>> start
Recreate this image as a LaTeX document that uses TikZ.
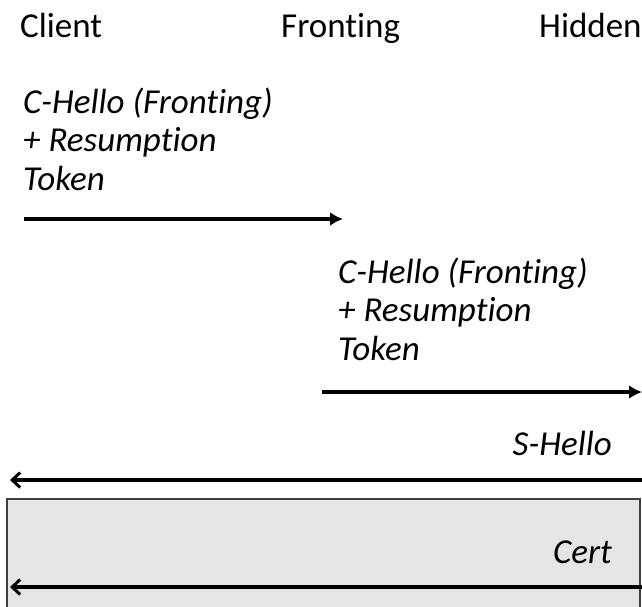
\documentclass[tikz,border=0pt]{standalone}
\usepackage{fontspec}
\setmainfont{Carlito}[Ligatures=NoCommon]
\usetikzlibrary{arrows.meta, positioning}

\begin{document}
\begin{tikzpicture}[
    x=1pt, y=-1pt,
    actor/.style={anchor=base west, inner sep=0pt, font=\fontsize{35}{40}\selectfont},
    msg/.style={inner sep=0pt, align=left, font=\fontsize{35}{38.5}\selectfont\itshape},
    send/.style={line width=4pt, -{Latex[length=13pt, width=14pt]}},
    reply/.style={line width=4pt, -{Straight Barb[length=8pt, width=15pt, line width=3pt]}},
    shade/.style={draw=black!75, line width=1.5pt, fill=black!10}
]
\useasboundingbox (0,0) rectangle (642,606);

% Session box
\draw [shade] (7,499) rectangle (640,612);

% Parties
\node (client) [actor] at (20,37) {Client};
\node (fronting) [actor] at (281,37) {Fronting};
\node (hidden) [actor] at (539,37) {Hidden};

% Messages (base = last line)
\node (chello1) [msg, anchor=base west] at (23,190) {C-Hello (Fronting)\\+ Resumption\\Token};
\node (chello2) [msg, anchor=base west] at (338,360) {C-Hello (Fronting)\\+ Resumption\\Token};
\node (shello) [msg, anchor=base east] at (612,455) {S-Hello};
\node (cert) [msg, anchor=base east] at (612,563) {Cert};

% Arrow ends
\coordinate (c1) at (24,219);
\coordinate (f1) at (343,219);
\coordinate (f2) at (322,392);
\coordinate (h2) at (642,392);
\coordinate (h3) at (642,480);
\coordinate (c3) at (10,480);
\coordinate (h4) at (642,587);
\coordinate (c4) at (10,587);

% Arrows
\draw [send] (c1) -- (f1);
\draw [send] (f2) -- (h2);
\draw [reply] (h3) -- (c3);
\draw [reply] (h4) -- (c4);

\end{tikzpicture}
\end{document}
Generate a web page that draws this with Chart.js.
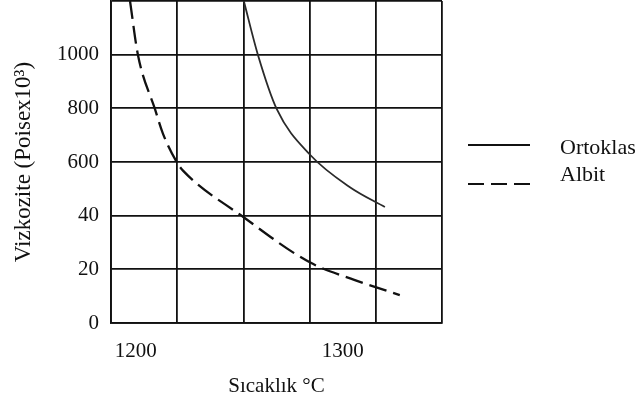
>> end
** TASK GOAL **
Pictures are to be left out; repeat all the remaining data exactly.

** FINAL ANSWER **
Recreate this image as a LaTeX document that uses TikZ.
\documentclass[tikz,border=0pt]{standalone}
\usepackage{fontspec}
\setmainfont{Carlito}[Ligatures=NoCommon]
\usetikzlibrary{arrows.meta, positioning}

\begin{document}
\begin{tikzpicture}[
    x=1pt, y=-1pt,
    actor/.style={anchor=base west, inner sep=0pt, font=\fontsize{35}{40}\selectfont},
    msg/.style={inner sep=0pt, align=left, font=\fontsize{35}{38.5}\selectfont\itshape},
    send/.style={line width=4pt, -{Latex[length=13pt, width=14pt]}},
    reply/.style={line width=4pt, -{Straight Barb[length=8pt, width=15pt, line width=3pt]}},
    shade/.style={draw=black!75, line width=1.5pt, fill=black!10}
]
\useasboundingbox (0,0) rectangle (642,606);

% Session box
\draw [shade] (7,499) rectangle (640,612);

% Parties
\node (client) [actor] at (20,37) {Client};
\node (fronting) [actor] at (281,37) {Fronting};
\node (hidden) [actor] at (539,37) {Hidden};

% Messages (base = last line)
\node (chello1) [msg, anchor=base west] at (23,190) {C-Hello (Fronting)\\+ Resumption\\Token};
\node (chello2) [msg, anchor=base west] at (338,360) {C-Hello (Fronting)\\+ Resumption\\Token};
\node (shello) [msg, anchor=base east] at (612,455) {S-Hello};
\node (cert) [msg, anchor=base east] at (612,563) {Cert};

% Arrow ends
\coordinate (c1) at (24,219);
\coordinate (f1) at (343,219);
\coordinate (f2) at (322,392);
\coordinate (h2) at (642,392);
\coordinate (h3) at (642,480);
\coordinate (c3) at (10,480);
\coordinate (h4) at (642,587);
\coordinate (c4) at (10,587);

% Arrows
\draw [send] (c1) -- (f1);
\draw [send] (f2) -- (h2);
\draw [reply] (h3) -- (c3);
\draw [reply] (h4) -- (c4);

\end{tikzpicture}
\end{document}
Generate a web page that draws this with Chart.js.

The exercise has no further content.